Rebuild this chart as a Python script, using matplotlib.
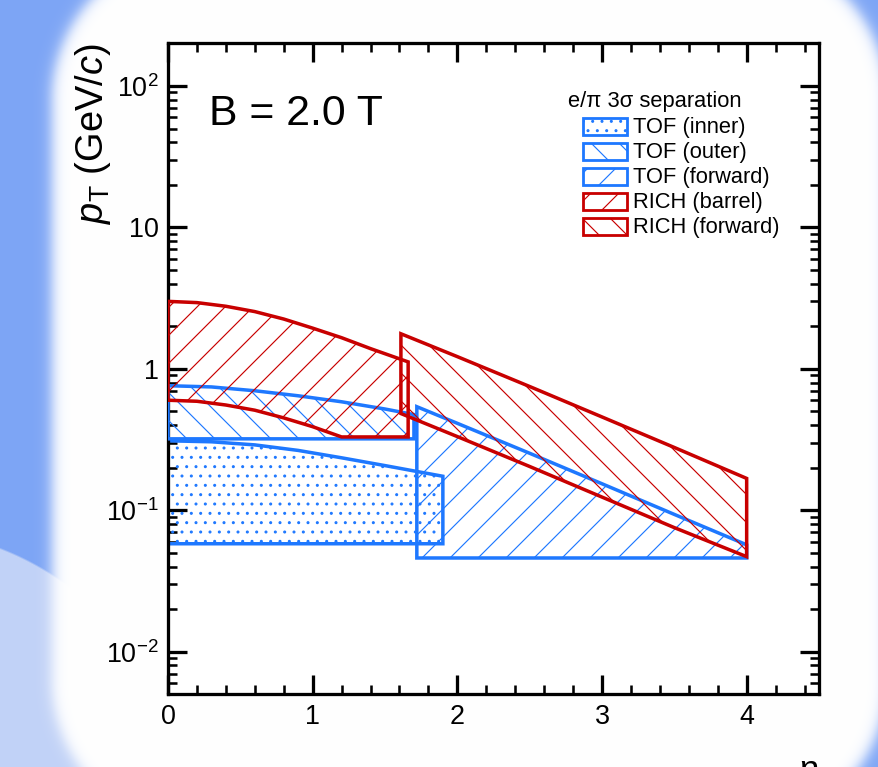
import numpy as np
import matplotlib
matplotlib.use("Agg")
import matplotlib.pyplot as plt
from matplotlib.patches import Rectangle
from matplotlib.transforms import Affine2D
from matplotlib.ticker import LogLocator, MultipleLocator, NullFormatter

plt.rcParams["font.family"] = ["Liberation Sans", "DejaVu Sans"]
plt.rcParams["mathtext.fontset"] = "custom"
plt.rcParams["mathtext.rm"] = "Liberation Sans"
plt.rcParams["mathtext.it"] = "Liberation Sans:italic"
plt.rcParams["hatch.linewidth"] = 0.5

W, H, DPI = 879, 767, 168
BLUE = "#1e78ff"; RED = "#c80000"

# band edges (eta, upper pT, lower pT)
TOF_IN_ETA = [0.0, 0.3, 0.6, 0.9, 1.2, 1.5, 1.9]
TOF_IN_HI = [0.31, 0.305, 0.29, 0.265, 0.235, 0.207, 0.174]
TOF_IN_LO = [0.058, 0.058, 0.058, 0.058, 0.058, 0.058, 0.058]

TOF_OUT_ETA = [0.0, 0.3, 0.6, 0.9, 1.2, 1.5, 1.70]
TOF_OUT_HI = [0.76, 0.745, 0.70, 0.645, 0.585, 0.52, 0.475]
TOF_OUT_LO = [0.32, 0.32, 0.32, 0.32, 0.32, 0.32, 0.32]

TOF_FWD_ETA = [1.72, 2.0, 2.5, 3.0, 3.5, 4.0]
TOF_FWD_HI = [0.54, 0.412, 0.253, 0.154, 0.0935, 0.057]
TOF_FWD_LO = [0.046, 0.046, 0.046, 0.046, 0.046, 0.046]

RICH_BAR_ETA = [0.0, 0.2, 0.4, 0.6, 0.8, 1.0, 1.2, 1.4, 1.66]
RICH_BAR_HI = [3.0, 2.94, 2.77, 2.54, 2.25, 1.94, 1.66, 1.39, 1.12]
RICH_BAR_LO = [0.60, 0.59, 0.555, 0.51, 0.45, 0.39, 0.33, 0.33, 0.33]

RICH_FWD_ETA = [1.61, 2.0, 2.5, 3.0, 3.5, 4.0]
RICH_FWD_HI = [1.77, 1.22, 0.75, 0.457, 0.278, 0.168]
RICH_FWD_LO = [0.483, 0.332, 0.204, 0.124, 0.0754, 0.047]

LEG_LABELS = ["TOF (inner)", "TOF (outer)", "TOF (forward)", "RICH (barrel)", "RICH (forward)"]
LEG_COLORS = [BLUE, BLUE, BLUE, RED, RED]
LEG_HATCH = ["...", "\\\\", "//", "//", "\\\\"]

YTICKS = [0.01, 0.1, 1, 10, 100]
YTICKLABELS = [r"$\mathregular{10^{-2}}$", r"$\mathregular{10^{-1}}$", "1", "10", r"$\mathregular{10^{2}}$"]


def background():
    yy, xx = np.mgrid[0:H, 0:W] + 0.5
    blue = np.array([125, 165, 245]) / 255; light = np.array([193, 210, 247]) / 255
    img = np.ones((H, W, 3)) * blue
    dc = np.hypot(xx + 100, yy - 810) - 280
    al = np.clip(0.5 - dc / 2, 0, 1)[..., None]
    img = img * (1 - al) + light * al
    cx, cy, hx, hy, r = 469.5, 390, 417.5, 440, 150
    qx = np.abs(xx - cx) - (hx - r); qy = np.abs(yy - cy) - (hy - r)
    d = np.hypot(np.maximum(qx, 0), np.maximum(qy, 0)) + np.minimum(np.maximum(qx, qy), 0) - r
    aw = (1 / (1 + np.exp(d / 4)))[..., None]
    return img * (1 - aw) + aw


fig = plt.figure(figsize=(W / DPI, H / DPI), dpi=DPI)
fig.figimage(background(), xo=0, yo=0, origin="upper", zorder=-5)
ax = fig.add_axes([168 / W, (H - 694.3) / H, 651 / W, 650.9 / H])
ax.set_facecolor("white")
PX = Affine2D().scale(1, -1).translate(0, H)   # image pixel coords (top-left origin)


def band(eta, hi, lo, color, hatch, z):
    xs = list(eta) + list(eta[::-1]); ys = list(hi) + list(lo[::-1])
    ax.fill(xs, ys, facecolor="none", edgecolor=color, hatch=hatch, lw=0, zorder=z)
    ax.fill(xs, ys, facecolor="none", edgecolor=color, lw=1.5, joinstyle="miter", zorder=z + 0.5)


band(TOF_IN_ETA, TOF_IN_HI, TOF_IN_LO, BLUE, "...", 2)
band(TOF_OUT_ETA, TOF_OUT_HI, TOF_OUT_LO, BLUE, "\\\\", 3)
band(TOF_FWD_ETA, TOF_FWD_HI, TOF_FWD_LO, BLUE, "//", 4)
band(RICH_BAR_ETA, RICH_BAR_HI, RICH_BAR_LO, RED, "//", 5)
band(RICH_FWD_ETA, RICH_FWD_HI, RICH_FWD_LO, RED, "\\\\", 6)

ax.set_yscale("log"); ax.set_ylim(0.005, 200); ax.set_xlim(0, 4.5)
ax.set_yticks(YTICKS, labels=YTICKLABELS)
ax.yaxis.set_minor_locator(LogLocator(base=10, subs=np.arange(2, 10), numticks=50))
ax.yaxis.set_minor_formatter(NullFormatter())
ax.xaxis.set_major_locator(MultipleLocator(1)); ax.xaxis.set_minor_locator(MultipleLocator(0.2))
ax.tick_params(which="both", direction="in", top=True, right=True, labelsize=11.5, pad=4)
ax.tick_params(which="major", length=8.1, width=1.4)
ax.tick_params(which="minor", length=3.9, width=1.1)
for s in ax.spines.values(): s.set_linewidth(1.4)

ax.set_ylabel(r"$p_{\mathrm{T}}$ (GeV/$c$)", fontsize=16.3, loc="top")
ax.yaxis.set_label_coords(-0.085, 1.0)
ax.set_xlabel("η", fontsize=15, loc="right")
ax.xaxis.set_label_coords(1.0, -0.092)

ax.text(209, 125, "B = 2.0 T", fontsize=18.3, va="baseline", transform=PX)
ax.text(568, 106.7, "e/π 3σ separation", fontsize=9.4, va="baseline", transform=PX)
for i, (lab, c, h) in enumerate(zip(LEG_LABELS, LEG_COLORS, LEG_HATCH)):
    top = 118.3 + 25 * i
    ax.add_patch(Rectangle((583, top + 17), 44, -17, facecolor="none", edgecolor=c, hatch=h,
                           lw=1.2, transform=PX, clip_on=False, zorder=10))
    ax.text(633, top + 15, lab, fontsize=9.4, va="baseline", transform=PX)

fig.savefig("out.png", dpi=DPI)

_THE TASK:_ Scan the data for the word "matplotlib" and copy every line where it shows up.

_EXPECTED OUTPUT:_
Rebuild this chart as a Python script, using matplotlib.
import matplotlib
matplotlib.use("Agg")
import matplotlib.pyplot as plt
from matplotlib.patches import Rectangle
from matplotlib.transforms import Affine2D
from matplotlib.ticker import LogLocator, MultipleLocator, NullFormatter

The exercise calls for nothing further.